◆ DIRECTIONS FOR THIS TASK:
Which lines hold the string "that"? Copy every one of them.
** BEGIN DATASET ENTRIES **
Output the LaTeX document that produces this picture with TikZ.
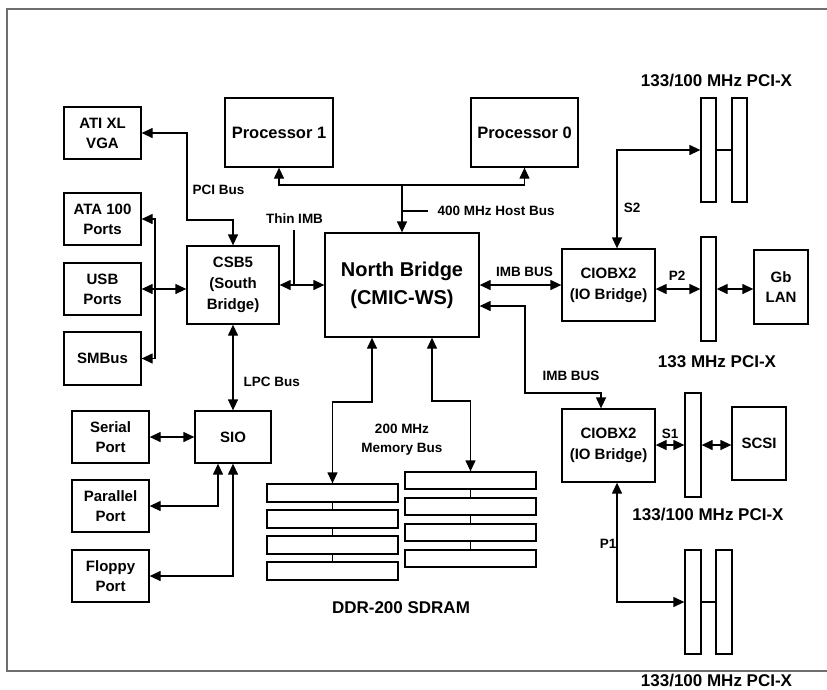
** END DATASET ENTRIES **
** BEGIN DATASET ENTRIES **
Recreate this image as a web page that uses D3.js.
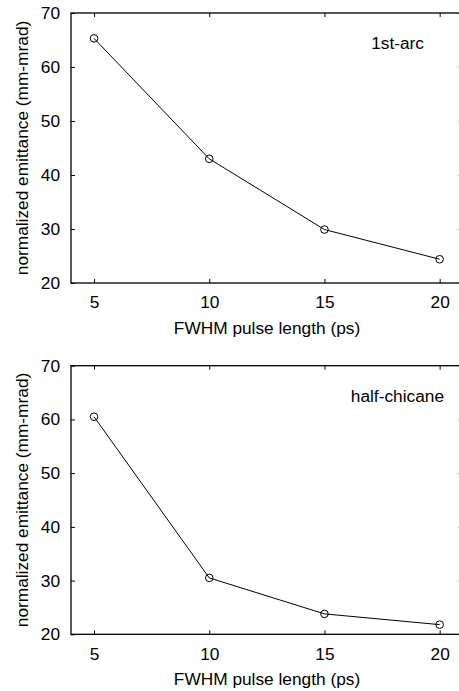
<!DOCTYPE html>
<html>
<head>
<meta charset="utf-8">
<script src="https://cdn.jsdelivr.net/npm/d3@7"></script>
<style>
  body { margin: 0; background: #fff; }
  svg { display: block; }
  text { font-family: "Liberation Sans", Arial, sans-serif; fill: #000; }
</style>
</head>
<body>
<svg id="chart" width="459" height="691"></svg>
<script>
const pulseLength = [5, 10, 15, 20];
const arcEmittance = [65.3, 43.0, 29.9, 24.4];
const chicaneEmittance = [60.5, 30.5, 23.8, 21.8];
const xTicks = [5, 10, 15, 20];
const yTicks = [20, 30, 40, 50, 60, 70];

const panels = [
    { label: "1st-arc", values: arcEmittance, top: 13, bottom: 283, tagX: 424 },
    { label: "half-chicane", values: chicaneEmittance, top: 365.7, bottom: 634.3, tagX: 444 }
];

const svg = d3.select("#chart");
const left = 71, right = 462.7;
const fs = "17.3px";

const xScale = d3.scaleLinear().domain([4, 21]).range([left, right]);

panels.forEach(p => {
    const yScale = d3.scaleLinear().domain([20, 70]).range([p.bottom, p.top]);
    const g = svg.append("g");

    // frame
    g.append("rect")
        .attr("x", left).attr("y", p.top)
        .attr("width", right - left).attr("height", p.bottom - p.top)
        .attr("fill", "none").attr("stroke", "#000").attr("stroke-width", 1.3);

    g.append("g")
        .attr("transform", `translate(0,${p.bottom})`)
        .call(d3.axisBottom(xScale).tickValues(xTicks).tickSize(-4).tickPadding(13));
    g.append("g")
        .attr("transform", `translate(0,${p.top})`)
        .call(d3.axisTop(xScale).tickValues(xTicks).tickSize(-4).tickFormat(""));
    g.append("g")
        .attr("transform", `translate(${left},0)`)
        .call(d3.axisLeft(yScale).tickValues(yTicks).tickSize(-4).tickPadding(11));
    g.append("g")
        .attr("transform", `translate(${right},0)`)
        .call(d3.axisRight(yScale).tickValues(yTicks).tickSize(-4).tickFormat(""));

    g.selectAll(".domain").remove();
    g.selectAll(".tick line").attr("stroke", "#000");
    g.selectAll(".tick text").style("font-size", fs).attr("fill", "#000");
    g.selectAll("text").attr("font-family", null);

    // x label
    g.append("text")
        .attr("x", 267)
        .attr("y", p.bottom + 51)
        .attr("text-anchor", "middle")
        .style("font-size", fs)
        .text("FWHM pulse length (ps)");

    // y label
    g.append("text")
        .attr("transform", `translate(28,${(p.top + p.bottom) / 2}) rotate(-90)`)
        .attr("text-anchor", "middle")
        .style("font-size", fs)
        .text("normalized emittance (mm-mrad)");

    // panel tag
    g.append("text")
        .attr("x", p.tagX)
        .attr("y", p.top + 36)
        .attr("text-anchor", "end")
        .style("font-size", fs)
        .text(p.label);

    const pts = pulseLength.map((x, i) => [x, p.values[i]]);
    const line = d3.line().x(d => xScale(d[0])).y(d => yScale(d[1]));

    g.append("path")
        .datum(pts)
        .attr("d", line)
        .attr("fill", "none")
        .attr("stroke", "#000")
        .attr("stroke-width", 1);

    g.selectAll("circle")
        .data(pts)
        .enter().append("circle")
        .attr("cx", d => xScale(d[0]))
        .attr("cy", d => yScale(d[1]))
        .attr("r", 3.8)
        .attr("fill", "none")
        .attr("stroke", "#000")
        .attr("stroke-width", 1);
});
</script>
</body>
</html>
** END DATASET ENTRIES **
◆ RESPONSE FOR THIS EXERCISE:
Output the LaTeX document that produces this picture with TikZ.
Recreate this image as a web page that uses D3.js.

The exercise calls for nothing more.